Error 2 — “Primary alcohols always give carboxylic acids, never aldehydes”: Incorrect. Whether a primary alcohol gives an aldehyde or a carboxylic acid depends on the equipment used. Distillation collects the aldehyde as it forms (before further oxidation), while reflux allows excess oxidant to convert the aldehyde all the way to a carboxylic acid. An aldehyde is always the intermediate product. (2 marks: 1 for stating distillation gives aldehyde; 1 for explaining the mechanism — aldehyde removed before further oxidation.)

Error 3 — Breathalyser charge criterion: The student claims that a simple green colour change is sufficient to charge a driver. This is incorrect. A qualitative colour change confirms only that ethanol is present (the dichromate was reduced). However, drivers are charged based on a quantitative measurement of ethanol concentration against the legal limit (e.g. 0.05 mg per 100 mL of breath for full-licence holders in Australia). The intensity of the colour change (absorbance decrease) is calibrated against known ethanol concentrations — the test is quantitative, not a binary pass/fail colour indicator. The product is ethanoic acid (correct), but the charge criterion requires a measured concentration to exceed the legal threshold, not merely a colour change. (1 mark for identifying that the test must be quantitative not binary colour; 1 mark for referencing the legal concentration limit as the basis for charging.)

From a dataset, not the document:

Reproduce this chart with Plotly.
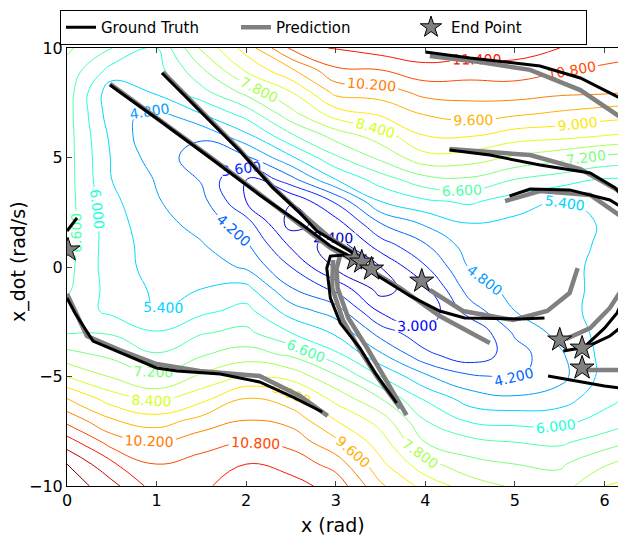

Error 4 — HX reactivity order “HCl > HBr > HI”: Incorrect. The correct order is HI > HBr > HCl. Although Cl is the most electronegative and reactive halogen in many contexts, in substitution of alcohols the rate depends on bond strength in the product: C–I is weaker than C–Br or C–Cl, making the iodoalkane easier to form. Iodide is also a better nucleophile. The student has confused halogen reactivity in addition/oxidation reactions with halide reactivity in nucleophilic substitution. (2 marks: 1 for correct order; 1 for chemical reasoning distinguishing halogen vs halide reactivity.)